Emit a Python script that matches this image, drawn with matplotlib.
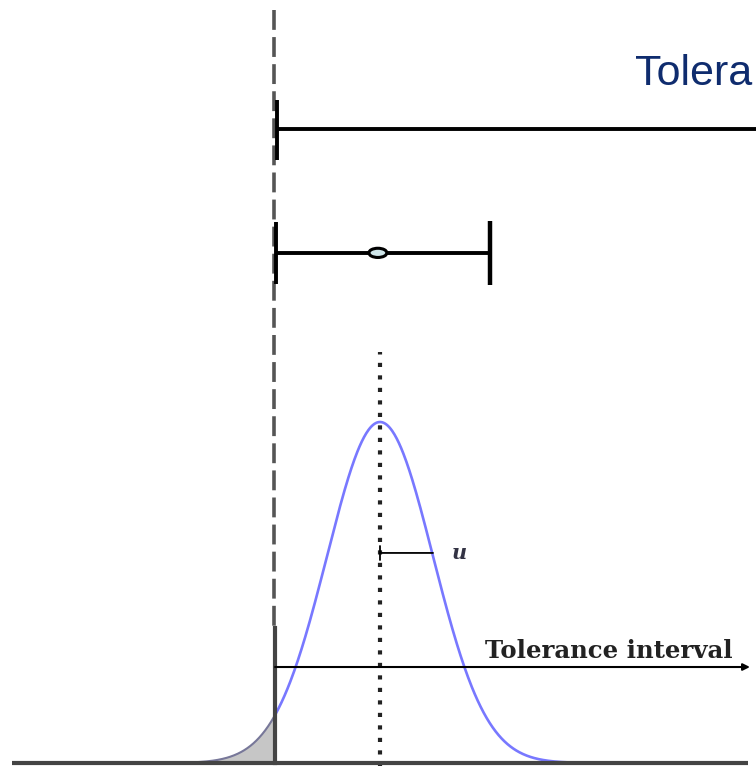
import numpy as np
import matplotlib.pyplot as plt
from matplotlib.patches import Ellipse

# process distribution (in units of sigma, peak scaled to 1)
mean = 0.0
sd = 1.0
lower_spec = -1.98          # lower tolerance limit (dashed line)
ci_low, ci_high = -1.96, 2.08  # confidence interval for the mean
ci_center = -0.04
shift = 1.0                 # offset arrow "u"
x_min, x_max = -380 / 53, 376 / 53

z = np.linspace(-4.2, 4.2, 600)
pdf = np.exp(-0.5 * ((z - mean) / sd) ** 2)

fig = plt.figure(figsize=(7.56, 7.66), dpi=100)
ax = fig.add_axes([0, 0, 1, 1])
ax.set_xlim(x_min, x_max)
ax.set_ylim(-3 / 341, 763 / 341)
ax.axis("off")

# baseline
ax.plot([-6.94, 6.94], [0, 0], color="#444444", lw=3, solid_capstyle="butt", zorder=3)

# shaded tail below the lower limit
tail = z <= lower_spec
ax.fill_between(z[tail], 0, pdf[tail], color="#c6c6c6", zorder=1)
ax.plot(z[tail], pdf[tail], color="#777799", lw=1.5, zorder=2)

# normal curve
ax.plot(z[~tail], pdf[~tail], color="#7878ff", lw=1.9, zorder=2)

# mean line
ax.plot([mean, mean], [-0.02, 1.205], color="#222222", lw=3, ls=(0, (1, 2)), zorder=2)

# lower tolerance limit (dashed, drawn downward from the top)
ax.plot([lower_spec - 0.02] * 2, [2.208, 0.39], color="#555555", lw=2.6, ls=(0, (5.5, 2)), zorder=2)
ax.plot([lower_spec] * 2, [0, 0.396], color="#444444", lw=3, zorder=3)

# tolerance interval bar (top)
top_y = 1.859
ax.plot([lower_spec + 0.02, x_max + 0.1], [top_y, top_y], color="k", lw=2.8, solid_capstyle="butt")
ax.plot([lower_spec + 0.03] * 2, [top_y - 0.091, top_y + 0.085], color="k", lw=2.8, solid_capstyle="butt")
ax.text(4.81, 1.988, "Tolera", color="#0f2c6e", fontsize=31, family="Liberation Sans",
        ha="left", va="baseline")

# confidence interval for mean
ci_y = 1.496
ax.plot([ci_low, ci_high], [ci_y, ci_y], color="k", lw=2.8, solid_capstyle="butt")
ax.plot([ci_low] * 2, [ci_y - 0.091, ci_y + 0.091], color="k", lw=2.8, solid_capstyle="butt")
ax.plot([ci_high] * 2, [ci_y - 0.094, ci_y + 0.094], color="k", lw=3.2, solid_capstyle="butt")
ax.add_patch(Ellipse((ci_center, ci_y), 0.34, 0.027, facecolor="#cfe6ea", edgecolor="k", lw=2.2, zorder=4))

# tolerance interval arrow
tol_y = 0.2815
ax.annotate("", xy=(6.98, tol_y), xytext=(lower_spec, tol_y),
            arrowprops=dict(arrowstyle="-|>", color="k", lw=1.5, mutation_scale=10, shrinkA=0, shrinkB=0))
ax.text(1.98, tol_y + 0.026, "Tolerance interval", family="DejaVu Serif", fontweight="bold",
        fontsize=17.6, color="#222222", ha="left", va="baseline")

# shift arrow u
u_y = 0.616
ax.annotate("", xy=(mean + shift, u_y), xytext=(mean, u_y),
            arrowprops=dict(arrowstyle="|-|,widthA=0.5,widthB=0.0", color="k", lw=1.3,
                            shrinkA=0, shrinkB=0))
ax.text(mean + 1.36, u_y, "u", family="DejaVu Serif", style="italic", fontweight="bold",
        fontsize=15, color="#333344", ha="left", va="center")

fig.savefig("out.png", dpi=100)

*****

DIRECTION ->
Write out an exact copy of the listing, first line through the line containing "from matplotlib.patches import Ellipse", with the pictures left out.

SOLUTION ->
Emit a Python script that matches this image, drawn with matplotlib.
import numpy as np
import matplotlib.pyplot as plt
from matplotlib.patches import Ellipse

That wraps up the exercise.